**Problem statement**
Retype verbatim only the lines below, starting at the one that contains "Write the TikZ code for this diagram." and ending at the one that contains "(0,0) rectangle (543,337);". Pictures are excluded from the copy.

________________

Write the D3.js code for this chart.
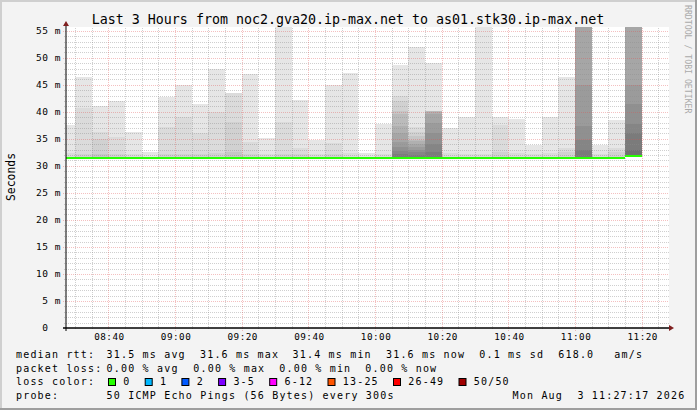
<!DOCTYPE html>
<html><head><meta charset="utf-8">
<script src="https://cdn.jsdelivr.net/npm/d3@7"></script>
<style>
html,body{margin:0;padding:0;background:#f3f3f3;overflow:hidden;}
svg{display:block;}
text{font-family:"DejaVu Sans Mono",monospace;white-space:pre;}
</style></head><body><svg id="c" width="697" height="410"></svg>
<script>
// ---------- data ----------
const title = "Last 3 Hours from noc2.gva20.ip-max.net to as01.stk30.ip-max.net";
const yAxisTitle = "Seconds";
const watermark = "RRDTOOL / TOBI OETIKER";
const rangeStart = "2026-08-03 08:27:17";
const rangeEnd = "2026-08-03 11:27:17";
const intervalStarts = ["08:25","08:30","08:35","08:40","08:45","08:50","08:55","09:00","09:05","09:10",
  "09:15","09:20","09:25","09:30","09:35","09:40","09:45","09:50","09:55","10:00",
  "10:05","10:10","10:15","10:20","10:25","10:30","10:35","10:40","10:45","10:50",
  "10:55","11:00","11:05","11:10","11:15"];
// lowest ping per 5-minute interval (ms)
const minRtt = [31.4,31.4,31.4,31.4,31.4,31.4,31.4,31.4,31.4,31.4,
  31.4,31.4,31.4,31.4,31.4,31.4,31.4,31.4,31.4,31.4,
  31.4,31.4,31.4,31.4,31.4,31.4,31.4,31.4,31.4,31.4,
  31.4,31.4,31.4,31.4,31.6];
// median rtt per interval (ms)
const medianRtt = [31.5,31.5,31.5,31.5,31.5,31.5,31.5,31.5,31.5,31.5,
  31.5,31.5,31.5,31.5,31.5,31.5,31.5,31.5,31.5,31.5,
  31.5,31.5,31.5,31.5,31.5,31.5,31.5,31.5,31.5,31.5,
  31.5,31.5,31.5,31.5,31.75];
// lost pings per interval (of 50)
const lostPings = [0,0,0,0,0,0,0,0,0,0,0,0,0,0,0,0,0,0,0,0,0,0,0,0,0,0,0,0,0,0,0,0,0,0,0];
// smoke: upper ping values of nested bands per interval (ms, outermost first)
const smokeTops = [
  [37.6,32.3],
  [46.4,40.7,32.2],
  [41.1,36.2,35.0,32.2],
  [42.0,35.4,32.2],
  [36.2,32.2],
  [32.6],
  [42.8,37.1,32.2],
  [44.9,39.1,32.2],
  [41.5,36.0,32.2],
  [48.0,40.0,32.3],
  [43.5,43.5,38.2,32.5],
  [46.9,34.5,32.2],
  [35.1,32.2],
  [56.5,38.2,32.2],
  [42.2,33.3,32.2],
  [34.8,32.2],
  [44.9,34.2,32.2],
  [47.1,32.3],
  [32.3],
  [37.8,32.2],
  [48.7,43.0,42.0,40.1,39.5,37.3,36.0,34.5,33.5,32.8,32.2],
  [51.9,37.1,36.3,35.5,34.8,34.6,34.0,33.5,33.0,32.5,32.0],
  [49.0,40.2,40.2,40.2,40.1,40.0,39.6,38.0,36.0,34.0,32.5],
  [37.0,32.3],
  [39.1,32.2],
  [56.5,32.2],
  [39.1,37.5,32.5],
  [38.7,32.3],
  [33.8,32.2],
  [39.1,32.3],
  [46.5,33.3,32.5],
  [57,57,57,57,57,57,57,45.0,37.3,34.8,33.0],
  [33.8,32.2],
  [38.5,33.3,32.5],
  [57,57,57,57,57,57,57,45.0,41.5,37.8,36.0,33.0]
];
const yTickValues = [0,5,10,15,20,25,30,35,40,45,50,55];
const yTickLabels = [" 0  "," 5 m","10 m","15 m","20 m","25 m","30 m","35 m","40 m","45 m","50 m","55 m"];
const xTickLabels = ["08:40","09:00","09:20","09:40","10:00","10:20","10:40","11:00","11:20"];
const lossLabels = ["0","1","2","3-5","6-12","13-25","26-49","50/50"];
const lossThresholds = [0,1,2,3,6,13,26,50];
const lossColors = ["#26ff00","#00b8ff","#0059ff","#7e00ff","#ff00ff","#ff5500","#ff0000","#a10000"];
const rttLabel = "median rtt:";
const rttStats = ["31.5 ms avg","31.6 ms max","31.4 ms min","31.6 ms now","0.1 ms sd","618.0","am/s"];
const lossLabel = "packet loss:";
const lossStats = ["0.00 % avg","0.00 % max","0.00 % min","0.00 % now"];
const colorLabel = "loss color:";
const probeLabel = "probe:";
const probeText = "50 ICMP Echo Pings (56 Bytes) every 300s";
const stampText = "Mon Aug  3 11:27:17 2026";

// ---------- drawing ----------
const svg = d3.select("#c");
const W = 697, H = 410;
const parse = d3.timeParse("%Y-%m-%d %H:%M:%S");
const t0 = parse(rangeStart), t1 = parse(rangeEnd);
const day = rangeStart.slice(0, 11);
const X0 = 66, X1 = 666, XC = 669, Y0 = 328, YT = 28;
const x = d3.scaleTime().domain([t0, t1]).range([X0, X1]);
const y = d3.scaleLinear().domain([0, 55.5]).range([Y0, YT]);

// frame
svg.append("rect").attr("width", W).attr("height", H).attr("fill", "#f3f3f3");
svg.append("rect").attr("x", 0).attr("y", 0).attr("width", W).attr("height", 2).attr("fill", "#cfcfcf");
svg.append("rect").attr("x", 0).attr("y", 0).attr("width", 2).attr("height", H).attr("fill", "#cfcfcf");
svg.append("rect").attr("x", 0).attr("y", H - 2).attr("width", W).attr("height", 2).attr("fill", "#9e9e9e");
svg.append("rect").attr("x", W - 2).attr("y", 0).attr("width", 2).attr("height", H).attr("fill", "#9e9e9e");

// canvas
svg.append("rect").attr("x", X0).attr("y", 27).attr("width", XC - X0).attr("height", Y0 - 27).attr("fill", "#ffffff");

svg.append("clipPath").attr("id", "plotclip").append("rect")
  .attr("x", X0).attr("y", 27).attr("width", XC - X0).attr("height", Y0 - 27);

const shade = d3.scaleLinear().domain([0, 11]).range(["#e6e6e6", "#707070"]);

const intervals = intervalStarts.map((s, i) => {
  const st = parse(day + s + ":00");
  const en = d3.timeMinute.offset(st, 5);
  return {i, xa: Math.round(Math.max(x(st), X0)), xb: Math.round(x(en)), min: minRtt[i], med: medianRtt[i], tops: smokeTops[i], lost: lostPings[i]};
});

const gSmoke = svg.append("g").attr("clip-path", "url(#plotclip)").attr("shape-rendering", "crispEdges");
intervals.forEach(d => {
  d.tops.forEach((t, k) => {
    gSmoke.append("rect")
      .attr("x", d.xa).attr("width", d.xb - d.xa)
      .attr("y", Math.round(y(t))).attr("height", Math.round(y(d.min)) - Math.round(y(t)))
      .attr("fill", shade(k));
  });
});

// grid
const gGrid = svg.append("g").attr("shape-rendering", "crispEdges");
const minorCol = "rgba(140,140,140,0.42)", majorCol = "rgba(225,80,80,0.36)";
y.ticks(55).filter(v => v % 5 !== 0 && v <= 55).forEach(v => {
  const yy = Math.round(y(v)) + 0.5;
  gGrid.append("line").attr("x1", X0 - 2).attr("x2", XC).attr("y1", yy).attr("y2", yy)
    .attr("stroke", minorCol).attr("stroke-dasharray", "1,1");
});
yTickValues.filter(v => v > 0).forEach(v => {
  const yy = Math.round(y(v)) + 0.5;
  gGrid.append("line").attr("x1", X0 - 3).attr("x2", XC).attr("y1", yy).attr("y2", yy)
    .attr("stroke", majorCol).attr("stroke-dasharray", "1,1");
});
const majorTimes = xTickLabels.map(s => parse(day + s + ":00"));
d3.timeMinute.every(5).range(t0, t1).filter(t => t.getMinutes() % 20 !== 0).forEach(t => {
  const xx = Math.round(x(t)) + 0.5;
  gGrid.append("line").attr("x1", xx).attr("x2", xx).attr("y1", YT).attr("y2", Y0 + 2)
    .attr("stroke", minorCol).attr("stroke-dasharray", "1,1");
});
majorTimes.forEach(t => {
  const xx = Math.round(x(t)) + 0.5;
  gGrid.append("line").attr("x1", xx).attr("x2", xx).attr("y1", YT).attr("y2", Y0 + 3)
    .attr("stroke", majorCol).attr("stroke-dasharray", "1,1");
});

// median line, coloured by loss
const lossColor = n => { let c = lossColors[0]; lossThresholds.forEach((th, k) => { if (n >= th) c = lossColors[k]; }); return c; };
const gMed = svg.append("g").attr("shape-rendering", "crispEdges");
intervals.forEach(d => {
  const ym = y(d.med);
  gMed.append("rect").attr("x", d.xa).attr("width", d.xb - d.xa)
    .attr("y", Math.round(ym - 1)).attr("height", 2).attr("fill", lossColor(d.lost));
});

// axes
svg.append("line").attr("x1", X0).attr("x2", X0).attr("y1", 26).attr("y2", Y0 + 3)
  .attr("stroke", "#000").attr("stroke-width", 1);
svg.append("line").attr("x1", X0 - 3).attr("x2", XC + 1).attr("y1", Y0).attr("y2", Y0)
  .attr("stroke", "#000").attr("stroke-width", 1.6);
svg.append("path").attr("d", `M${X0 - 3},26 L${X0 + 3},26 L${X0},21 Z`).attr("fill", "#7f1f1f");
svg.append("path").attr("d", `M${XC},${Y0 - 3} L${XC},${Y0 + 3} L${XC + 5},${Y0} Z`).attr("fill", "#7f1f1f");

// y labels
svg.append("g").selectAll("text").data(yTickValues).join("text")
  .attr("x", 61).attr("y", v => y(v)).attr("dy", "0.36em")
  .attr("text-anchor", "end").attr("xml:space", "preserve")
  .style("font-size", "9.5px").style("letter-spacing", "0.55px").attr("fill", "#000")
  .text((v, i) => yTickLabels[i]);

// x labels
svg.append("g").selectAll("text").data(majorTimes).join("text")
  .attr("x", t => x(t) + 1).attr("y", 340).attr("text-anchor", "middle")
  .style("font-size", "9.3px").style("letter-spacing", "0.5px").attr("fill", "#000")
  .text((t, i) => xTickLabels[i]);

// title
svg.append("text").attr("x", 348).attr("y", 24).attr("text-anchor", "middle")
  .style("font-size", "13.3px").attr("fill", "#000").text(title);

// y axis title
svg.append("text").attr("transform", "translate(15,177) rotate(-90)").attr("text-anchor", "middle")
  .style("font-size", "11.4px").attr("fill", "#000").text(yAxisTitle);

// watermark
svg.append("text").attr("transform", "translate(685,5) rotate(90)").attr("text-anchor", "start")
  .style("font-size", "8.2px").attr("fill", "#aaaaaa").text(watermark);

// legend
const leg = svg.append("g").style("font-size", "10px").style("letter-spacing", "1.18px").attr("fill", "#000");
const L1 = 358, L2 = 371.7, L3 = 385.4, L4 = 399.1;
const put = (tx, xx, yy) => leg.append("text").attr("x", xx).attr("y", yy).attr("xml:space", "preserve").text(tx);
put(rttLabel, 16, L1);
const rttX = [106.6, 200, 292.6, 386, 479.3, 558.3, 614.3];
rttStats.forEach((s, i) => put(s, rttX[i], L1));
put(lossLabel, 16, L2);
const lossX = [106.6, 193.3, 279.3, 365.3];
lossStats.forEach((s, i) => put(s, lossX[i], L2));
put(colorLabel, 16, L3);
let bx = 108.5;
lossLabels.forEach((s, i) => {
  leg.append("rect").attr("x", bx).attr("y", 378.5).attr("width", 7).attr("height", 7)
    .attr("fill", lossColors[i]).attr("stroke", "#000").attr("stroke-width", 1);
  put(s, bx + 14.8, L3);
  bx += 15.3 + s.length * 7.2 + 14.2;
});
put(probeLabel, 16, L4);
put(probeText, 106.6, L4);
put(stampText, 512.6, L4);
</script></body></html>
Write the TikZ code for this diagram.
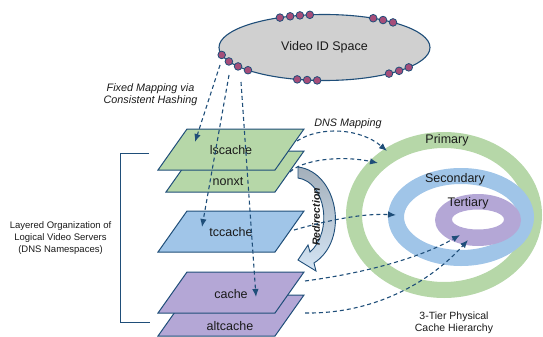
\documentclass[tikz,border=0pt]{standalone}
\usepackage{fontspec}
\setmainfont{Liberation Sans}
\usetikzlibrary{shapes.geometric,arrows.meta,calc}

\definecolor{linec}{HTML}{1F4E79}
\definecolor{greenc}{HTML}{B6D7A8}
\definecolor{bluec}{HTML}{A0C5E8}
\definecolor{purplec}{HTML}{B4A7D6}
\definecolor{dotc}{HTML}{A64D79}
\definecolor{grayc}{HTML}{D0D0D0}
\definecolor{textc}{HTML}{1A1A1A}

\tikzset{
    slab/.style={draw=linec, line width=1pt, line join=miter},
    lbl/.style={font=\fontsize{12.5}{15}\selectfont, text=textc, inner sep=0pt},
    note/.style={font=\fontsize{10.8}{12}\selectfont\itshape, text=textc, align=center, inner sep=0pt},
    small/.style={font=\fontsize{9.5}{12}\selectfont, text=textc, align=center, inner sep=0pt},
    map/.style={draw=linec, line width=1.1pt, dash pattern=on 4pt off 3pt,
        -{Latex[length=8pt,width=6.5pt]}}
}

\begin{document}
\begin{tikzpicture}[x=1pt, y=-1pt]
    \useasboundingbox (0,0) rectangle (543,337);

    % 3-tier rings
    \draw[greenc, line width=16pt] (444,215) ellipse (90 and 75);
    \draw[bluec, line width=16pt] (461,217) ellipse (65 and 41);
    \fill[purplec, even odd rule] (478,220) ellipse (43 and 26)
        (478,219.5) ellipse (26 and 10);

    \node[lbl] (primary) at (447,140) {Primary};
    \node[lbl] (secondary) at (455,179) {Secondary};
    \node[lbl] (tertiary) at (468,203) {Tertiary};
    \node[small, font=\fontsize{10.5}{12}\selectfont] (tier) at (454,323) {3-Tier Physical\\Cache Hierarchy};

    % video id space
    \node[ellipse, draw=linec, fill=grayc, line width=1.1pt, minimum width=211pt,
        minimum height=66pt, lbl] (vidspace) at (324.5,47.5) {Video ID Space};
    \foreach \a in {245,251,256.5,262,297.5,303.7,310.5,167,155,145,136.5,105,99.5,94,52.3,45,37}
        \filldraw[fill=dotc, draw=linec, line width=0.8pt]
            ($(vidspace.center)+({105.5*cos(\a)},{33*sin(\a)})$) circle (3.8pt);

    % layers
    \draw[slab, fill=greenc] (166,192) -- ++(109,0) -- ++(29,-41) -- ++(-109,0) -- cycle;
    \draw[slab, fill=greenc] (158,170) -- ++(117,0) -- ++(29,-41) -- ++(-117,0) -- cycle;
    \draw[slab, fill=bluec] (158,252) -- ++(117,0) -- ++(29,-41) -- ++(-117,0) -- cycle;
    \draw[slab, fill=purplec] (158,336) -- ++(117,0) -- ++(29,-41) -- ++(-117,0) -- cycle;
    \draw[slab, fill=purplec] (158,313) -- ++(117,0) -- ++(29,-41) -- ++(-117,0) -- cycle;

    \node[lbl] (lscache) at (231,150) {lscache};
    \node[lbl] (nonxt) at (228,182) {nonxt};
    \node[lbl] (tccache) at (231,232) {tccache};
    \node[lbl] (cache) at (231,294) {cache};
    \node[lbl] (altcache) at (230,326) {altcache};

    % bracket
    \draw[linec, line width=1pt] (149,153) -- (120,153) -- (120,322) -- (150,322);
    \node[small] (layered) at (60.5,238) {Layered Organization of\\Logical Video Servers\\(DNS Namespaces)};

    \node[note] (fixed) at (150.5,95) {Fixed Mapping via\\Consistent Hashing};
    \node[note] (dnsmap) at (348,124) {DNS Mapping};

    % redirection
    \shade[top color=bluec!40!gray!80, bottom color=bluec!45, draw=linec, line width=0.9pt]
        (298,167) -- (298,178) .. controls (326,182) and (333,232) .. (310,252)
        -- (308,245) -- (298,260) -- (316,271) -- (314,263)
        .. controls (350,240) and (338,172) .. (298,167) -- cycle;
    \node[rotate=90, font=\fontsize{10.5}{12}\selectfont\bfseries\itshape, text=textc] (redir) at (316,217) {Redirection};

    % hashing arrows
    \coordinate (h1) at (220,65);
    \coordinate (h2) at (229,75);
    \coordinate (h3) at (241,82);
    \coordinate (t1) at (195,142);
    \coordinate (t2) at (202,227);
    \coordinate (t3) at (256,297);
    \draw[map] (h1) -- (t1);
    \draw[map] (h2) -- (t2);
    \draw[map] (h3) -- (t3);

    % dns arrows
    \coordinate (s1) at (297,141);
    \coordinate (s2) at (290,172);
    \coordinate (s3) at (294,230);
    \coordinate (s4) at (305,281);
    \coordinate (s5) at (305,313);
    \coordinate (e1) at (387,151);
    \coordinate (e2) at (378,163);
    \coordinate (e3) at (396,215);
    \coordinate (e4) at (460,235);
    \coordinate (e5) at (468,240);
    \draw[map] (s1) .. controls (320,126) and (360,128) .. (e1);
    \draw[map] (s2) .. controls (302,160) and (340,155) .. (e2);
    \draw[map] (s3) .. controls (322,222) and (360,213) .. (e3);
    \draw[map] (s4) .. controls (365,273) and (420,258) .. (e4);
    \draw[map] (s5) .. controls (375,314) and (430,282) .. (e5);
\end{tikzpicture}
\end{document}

________________

**Final result**
Write the TikZ code for this diagram.
\documentclass[tikz,border=0pt]{standalone}
\usepackage{fontspec}
\setmainfont{Liberation Sans}
\usetikzlibrary{shapes.geometric,arrows.meta,calc}

\definecolor{linec}{HTML}{1F4E79}
\definecolor{greenc}{HTML}{B6D7A8}
\definecolor{bluec}{HTML}{A0C5E8}
\definecolor{purplec}{HTML}{B4A7D6}
\definecolor{dotc}{HTML}{A64D79}
\definecolor{grayc}{HTML}{D0D0D0}
\definecolor{textc}{HTML}{1A1A1A}

\tikzset{
    slab/.style={draw=linec, line width=1pt, line join=miter},
    lbl/.style={font=\fontsize{12.5}{15}\selectfont, text=textc, inner sep=0pt},
    note/.style={font=\fontsize{10.8}{12}\selectfont\itshape, text=textc, align=center, inner sep=0pt},
    small/.style={font=\fontsize{9.5}{12}\selectfont, text=textc, align=center, inner sep=0pt},
    map/.style={draw=linec, line width=1.1pt, dash pattern=on 4pt off 3pt,
        -{Latex[length=8pt,width=6.5pt]}}
}

\begin{document}
\begin{tikzpicture}[x=1pt, y=-1pt]
    \useasboundingbox (0,0) rectangle (543,337);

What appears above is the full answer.